[Data records]
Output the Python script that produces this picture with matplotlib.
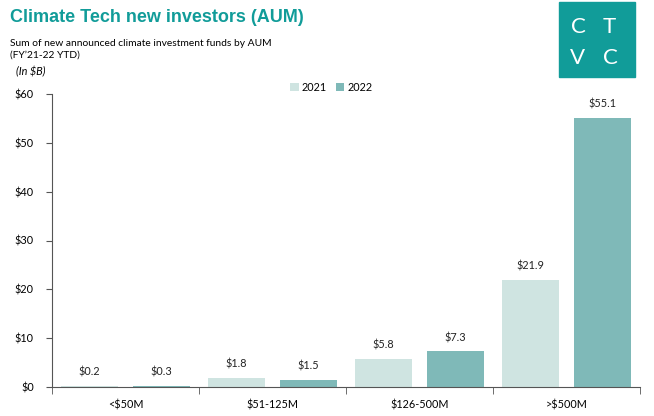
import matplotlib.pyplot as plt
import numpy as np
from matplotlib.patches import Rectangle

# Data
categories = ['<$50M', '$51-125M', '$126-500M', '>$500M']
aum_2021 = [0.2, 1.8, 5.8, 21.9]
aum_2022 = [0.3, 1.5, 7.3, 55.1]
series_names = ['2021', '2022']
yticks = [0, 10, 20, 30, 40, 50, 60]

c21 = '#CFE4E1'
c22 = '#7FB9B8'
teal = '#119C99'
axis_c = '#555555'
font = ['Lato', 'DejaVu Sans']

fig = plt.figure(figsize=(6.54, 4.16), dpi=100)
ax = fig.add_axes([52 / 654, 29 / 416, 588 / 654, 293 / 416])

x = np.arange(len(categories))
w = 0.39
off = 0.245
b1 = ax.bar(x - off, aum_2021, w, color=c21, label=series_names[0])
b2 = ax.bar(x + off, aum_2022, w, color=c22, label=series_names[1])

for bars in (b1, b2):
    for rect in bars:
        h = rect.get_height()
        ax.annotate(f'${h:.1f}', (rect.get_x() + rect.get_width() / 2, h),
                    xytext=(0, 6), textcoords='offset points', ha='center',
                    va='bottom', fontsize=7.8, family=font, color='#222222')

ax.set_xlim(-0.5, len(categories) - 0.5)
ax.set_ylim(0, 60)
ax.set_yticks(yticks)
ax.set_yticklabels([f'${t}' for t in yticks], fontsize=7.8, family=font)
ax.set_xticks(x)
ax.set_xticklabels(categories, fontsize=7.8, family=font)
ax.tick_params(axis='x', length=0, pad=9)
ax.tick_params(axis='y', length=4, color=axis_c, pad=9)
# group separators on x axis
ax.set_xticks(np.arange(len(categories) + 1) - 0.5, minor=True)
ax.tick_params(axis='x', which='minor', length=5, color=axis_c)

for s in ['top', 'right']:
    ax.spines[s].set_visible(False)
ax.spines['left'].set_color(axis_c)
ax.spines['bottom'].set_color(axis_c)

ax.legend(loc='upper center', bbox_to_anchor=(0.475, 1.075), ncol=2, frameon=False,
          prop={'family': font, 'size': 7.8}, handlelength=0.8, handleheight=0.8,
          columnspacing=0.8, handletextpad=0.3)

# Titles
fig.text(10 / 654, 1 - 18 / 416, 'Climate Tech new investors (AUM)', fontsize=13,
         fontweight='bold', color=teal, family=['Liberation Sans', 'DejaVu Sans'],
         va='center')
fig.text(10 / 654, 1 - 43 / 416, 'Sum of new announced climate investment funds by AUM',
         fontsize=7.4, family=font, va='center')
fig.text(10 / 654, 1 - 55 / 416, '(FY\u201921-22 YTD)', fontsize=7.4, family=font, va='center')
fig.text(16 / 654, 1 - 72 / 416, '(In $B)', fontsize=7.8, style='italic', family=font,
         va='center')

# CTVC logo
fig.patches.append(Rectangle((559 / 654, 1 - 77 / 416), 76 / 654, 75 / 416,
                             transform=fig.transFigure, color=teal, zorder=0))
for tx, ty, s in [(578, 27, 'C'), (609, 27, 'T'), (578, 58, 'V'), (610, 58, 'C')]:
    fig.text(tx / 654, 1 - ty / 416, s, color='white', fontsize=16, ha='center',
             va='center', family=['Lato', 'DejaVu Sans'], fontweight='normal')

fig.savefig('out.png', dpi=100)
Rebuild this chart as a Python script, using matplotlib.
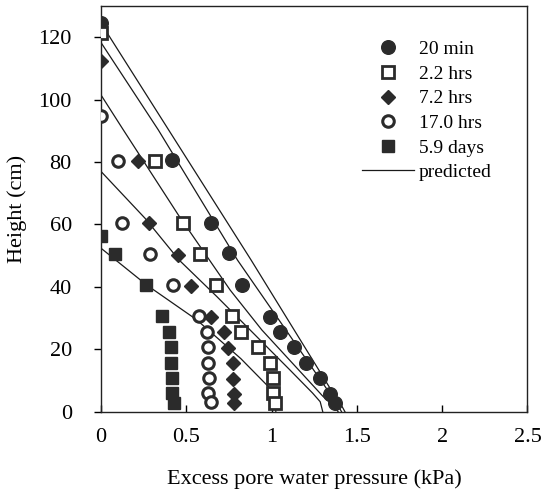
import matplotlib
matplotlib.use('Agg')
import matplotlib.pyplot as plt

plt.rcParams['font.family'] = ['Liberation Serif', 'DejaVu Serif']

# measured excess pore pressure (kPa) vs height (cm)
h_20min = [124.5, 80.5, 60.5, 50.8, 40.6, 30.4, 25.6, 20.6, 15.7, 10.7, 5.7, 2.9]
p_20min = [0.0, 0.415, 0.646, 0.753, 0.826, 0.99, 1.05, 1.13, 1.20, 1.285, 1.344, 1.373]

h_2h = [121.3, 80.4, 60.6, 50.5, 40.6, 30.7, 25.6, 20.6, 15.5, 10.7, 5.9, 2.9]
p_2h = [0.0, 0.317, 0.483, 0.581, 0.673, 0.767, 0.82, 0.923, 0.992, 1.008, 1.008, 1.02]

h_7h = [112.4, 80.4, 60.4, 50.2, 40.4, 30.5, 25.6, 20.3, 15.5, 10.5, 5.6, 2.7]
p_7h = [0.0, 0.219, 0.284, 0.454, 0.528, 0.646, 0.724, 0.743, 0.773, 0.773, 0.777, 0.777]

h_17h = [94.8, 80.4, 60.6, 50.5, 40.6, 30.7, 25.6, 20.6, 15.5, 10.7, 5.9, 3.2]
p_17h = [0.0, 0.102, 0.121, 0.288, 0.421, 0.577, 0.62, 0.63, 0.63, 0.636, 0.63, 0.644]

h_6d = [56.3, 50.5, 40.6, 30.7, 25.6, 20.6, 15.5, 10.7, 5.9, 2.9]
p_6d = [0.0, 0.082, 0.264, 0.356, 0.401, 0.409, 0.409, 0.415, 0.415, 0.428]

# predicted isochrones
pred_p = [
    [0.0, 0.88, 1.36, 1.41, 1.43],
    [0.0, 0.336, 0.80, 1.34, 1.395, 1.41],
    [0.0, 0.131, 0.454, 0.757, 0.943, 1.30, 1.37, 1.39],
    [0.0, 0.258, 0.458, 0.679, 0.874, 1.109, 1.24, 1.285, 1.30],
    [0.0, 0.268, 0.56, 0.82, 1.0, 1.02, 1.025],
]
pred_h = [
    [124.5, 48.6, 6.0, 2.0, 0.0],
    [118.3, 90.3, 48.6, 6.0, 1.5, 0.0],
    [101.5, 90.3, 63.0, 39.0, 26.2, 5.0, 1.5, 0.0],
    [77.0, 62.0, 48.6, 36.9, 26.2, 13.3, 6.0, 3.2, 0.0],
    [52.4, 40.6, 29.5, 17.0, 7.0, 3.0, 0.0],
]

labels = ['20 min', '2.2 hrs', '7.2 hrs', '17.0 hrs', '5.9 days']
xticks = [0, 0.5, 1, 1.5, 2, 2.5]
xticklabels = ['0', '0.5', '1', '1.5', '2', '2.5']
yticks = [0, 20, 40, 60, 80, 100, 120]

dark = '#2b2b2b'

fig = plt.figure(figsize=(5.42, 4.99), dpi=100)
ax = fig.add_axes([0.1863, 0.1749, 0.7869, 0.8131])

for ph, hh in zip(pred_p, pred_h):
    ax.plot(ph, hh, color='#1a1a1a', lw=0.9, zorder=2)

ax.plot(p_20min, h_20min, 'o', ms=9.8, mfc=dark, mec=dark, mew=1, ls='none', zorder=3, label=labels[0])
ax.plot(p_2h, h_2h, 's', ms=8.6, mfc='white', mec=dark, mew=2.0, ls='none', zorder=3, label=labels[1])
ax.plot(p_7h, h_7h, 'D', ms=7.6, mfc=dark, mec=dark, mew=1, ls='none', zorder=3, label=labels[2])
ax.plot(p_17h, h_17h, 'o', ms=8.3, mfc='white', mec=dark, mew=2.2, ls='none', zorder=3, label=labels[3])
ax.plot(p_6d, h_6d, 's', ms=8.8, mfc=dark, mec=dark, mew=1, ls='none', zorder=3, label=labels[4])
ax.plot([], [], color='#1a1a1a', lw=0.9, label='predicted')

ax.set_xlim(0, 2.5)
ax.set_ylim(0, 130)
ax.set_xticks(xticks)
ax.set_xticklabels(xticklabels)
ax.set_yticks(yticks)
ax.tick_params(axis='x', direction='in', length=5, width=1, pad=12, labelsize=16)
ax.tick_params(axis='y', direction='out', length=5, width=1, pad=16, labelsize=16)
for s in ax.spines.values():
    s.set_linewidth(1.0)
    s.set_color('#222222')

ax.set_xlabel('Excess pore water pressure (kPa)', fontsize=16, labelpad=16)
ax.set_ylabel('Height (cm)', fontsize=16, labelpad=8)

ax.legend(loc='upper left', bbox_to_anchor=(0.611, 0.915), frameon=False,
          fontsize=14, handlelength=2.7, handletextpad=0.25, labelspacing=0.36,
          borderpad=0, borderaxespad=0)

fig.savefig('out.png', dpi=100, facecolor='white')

## [YOUR TASK]
Make an exact copy of the lines from the one holding "Rebuild this chart" through the one holding "dark = '#2b2b2b'", end lines included, without the pictures.

## [ANSWER TO THIS PROBLEM]
Rebuild this chart as a Python script, using matplotlib.
import matplotlib
matplotlib.use('Agg')
import matplotlib.pyplot as plt

plt.rcParams['font.family'] = ['Liberation Serif', 'DejaVu Serif']

# measured excess pore pressure (kPa) vs height (cm)
h_20min = [124.5, 80.5, 60.5, 50.8, 40.6, 30.4, 25.6, 20.6, 15.7, 10.7, 5.7, 2.9]
p_20min = [0.0, 0.415, 0.646, 0.753, 0.826, 0.99, 1.05, 1.13, 1.20, 1.285, 1.344, 1.373]

h_2h = [121.3, 80.4, 60.6, 50.5, 40.6, 30.7, 25.6, 20.6, 15.5, 10.7, 5.9, 2.9]
p_2h = [0.0, 0.317, 0.483, 0.581, 0.673, 0.767, 0.82, 0.923, 0.992, 1.008, 1.008, 1.02]

h_7h = [112.4, 80.4, 60.4, 50.2, 40.4, 30.5, 25.6, 20.3, 15.5, 10.5, 5.6, 2.7]
p_7h = [0.0, 0.219, 0.284, 0.454, 0.528, 0.646, 0.724, 0.743, 0.773, 0.773, 0.777, 0.777]

h_17h = [94.8, 80.4, 60.6, 50.5, 40.6, 30.7, 25.6, 20.6, 15.5, 10.7, 5.9, 3.2]
p_17h = [0.0, 0.102, 0.121, 0.288, 0.421, 0.577, 0.62, 0.63, 0.63, 0.636, 0.63, 0.644]

h_6d = [56.3, 50.5, 40.6, 30.7, 25.6, 20.6, 15.5, 10.7, 5.9, 2.9]
p_6d = [0.0, 0.082, 0.264, 0.356, 0.401, 0.409, 0.409, 0.415, 0.415, 0.428]

# predicted isochrones
pred_p = [
    [0.0, 0.88, 1.36, 1.41, 1.43],
    [0.0, 0.336, 0.80, 1.34, 1.395, 1.41],
    [0.0, 0.131, 0.454, 0.757, 0.943, 1.30, 1.37, 1.39],
    [0.0, 0.258, 0.458, 0.679, 0.874, 1.109, 1.24, 1.285, 1.30],
    [0.0, 0.268, 0.56, 0.82, 1.0, 1.02, 1.025],
]
pred_h = [
    [124.5, 48.6, 6.0, 2.0, 0.0],
    [118.3, 90.3, 48.6, 6.0, 1.5, 0.0],
    [101.5, 90.3, 63.0, 39.0, 26.2, 5.0, 1.5, 0.0],
    [77.0, 62.0, 48.6, 36.9, 26.2, 13.3, 6.0, 3.2, 0.0],
    [52.4, 40.6, 29.5, 17.0, 7.0, 3.0, 0.0],
]

labels = ['20 min', '2.2 hrs', '7.2 hrs', '17.0 hrs', '5.9 days']
xticks = [0, 0.5, 1, 1.5, 2, 2.5]
xticklabels = ['0', '0.5', '1', '1.5', '2', '2.5']
yticks = [0, 20, 40, 60, 80, 100, 120]

dark = '#2b2b2b'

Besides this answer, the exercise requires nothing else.